◆ What this task involves: Images embedded in the records are excluded; print everything else exactly as given.
# Start of The input
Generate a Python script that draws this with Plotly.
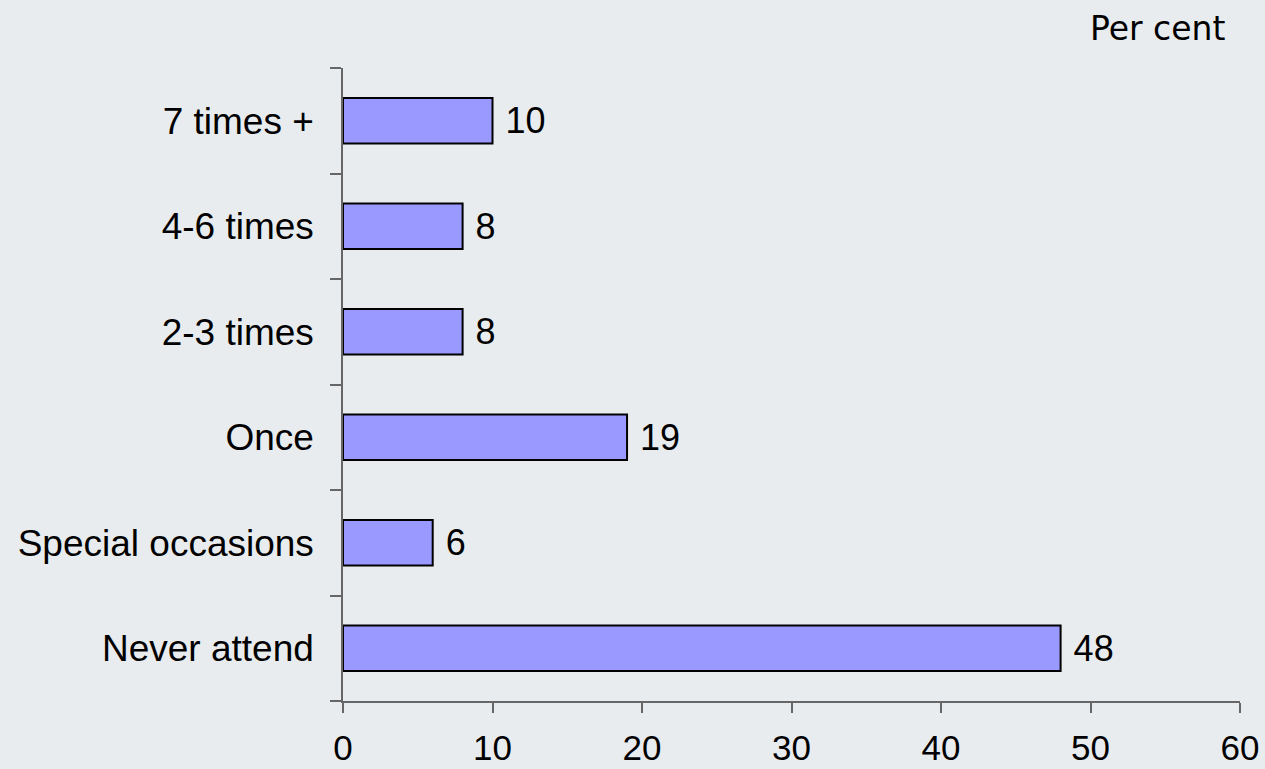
import plotly.graph_objects as go

categories = ["Never attend", "Special occasions", "Once", "2-3 times", "4-6 times", "7 times +"]
values = [48, 6, 19, 8, 8, 10]
x_ticks = [0, 10, 20, 30, 40, 50, 60]

bg = "#E9ECEE"
fig = go.Figure(go.Bar(
    y=categories, x=values, orientation="h",
    marker=dict(color="#9999FF", line=dict(color="black", width=2)),
    text=[" " + str(v) for v in values], textposition="outside",
    textfont=dict(family="Liberation Sans, Arial", size=36, color="black"),
    cliponaxis=False,
))
fig.update_layout(
    width=1265, height=769,
    paper_bgcolor=bg, plot_bgcolor=bg,
    margin=dict(l=343, r=25, t=68, b=68, autoexpand=False),
    bargap=0.57,
    showlegend=False,
    font=dict(family="Liberation Sans, Arial", size=37, color="black"),
    annotations=[dict(text="Per cent", xref="paper", yref="paper", x=1.0, y=1.0,
                      xanchor="right", yanchor="bottom", yshift=18, xshift=-13, showarrow=False,
                      font=dict(family="DejaVu Sans, Verdana", size=33, color="black"))],
)
fig.update_xaxes(range=[0, 60], tickvals=x_ticks, showgrid=False, zeroline=False,
                 showline=True, linecolor="#666666", linewidth=1.5, automargin=False,
                 ticks="outside", ticklen=10, tickcolor="#666666", tickwidth=1.5,
                 ticklabelstandoff=5, tickfont=dict(size=35))
fig.update_yaxes(categoryorder="array", categoryarray=categories, showgrid=False,
                 showline=True, linecolor="#666666", linewidth=1.5, automargin=False,
                 ticks="outside", ticklen=11, tickcolor="#666666", tickwidth=1.5,
                 tickson="boundaries", ticklabelstandoff=20, tickfont=dict(size=37))
fig.write_html("out.html", config={"displayModeBar": False},
               post_script="document.body.style.margin='0';document.body.style.background='%s';" % bg)
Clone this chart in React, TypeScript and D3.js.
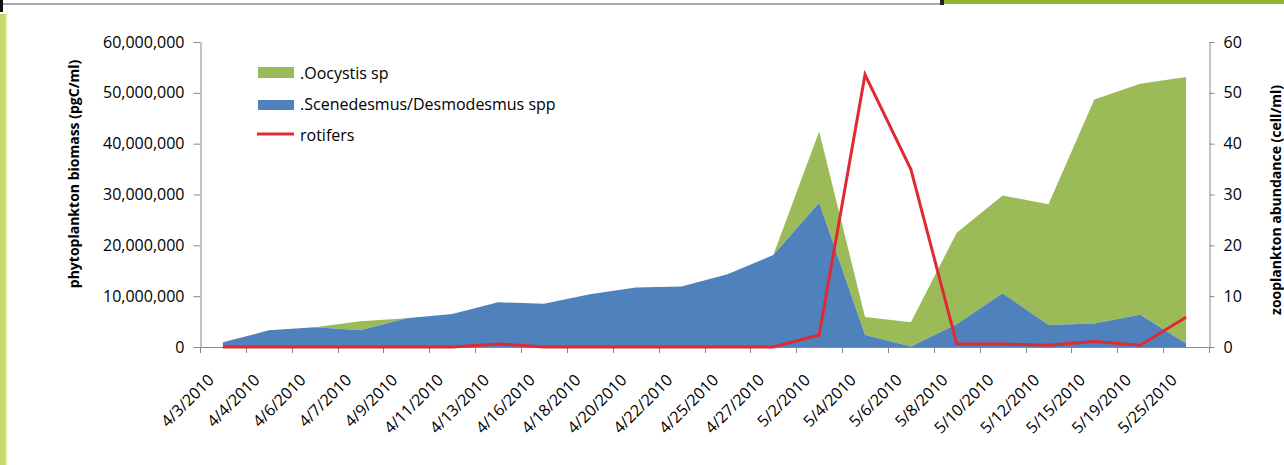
# End of The input
◆ Response to this exercise:
Generate a Python script that draws this with Plotly.
import plotly.graph_objects as go

categories = ["Never attend", "Special occasions", "Once", "2-3 times", "4-6 times", "7 times +"]
values = [48, 6, 19, 8, 8, 10]
x_ticks = [0, 10, 20, 30, 40, 50, 60]

bg = "#E9ECEE"
fig = go.Figure(go.Bar(
    y=categories, x=values, orientation="h",
    marker=dict(color="#9999FF", line=dict(color="black", width=2)),
    text=[" " + str(v) for v in values], textposition="outside",
    textfont=dict(family="Liberation Sans, Arial", size=36, color="black"),
    cliponaxis=False,
))
fig.update_layout(
    width=1265, height=769,
    paper_bgcolor=bg, plot_bgcolor=bg,
    margin=dict(l=343, r=25, t=68, b=68, autoexpand=False),
    bargap=0.57,
    showlegend=False,
    font=dict(family="Liberation Sans, Arial", size=37, color="black"),
    annotations=[dict(text="Per cent", xref="paper", yref="paper", x=1.0, y=1.0,
                      xanchor="right", yanchor="bottom", yshift=18, xshift=-13, showarrow=False,
                      font=dict(family="DejaVu Sans, Verdana", size=33, color="black"))],
)
fig.update_xaxes(range=[0, 60], tickvals=x_ticks, showgrid=False, zeroline=False,
                 showline=True, linecolor="#666666", linewidth=1.5, automargin=False,
                 ticks="outside", ticklen=10, tickcolor="#666666", tickwidth=1.5,
                 ticklabelstandoff=5, tickfont=dict(size=35))
fig.update_yaxes(categoryorder="array", categoryarray=categories, showgrid=False,
                 showline=True, linecolor="#666666", linewidth=1.5, automargin=False,
                 ticks="outside", ticklen=11, tickcolor="#666666", tickwidth=1.5,
                 tickson="boundaries", ticklabelstandoff=20, tickfont=dict(size=37))
fig.write_html("out.html", config={"displayModeBar": False},
               post_script="document.body.style.margin='0';document.body.style.background='%s';" % bg)
Clone this chart in React, TypeScript and D3.js.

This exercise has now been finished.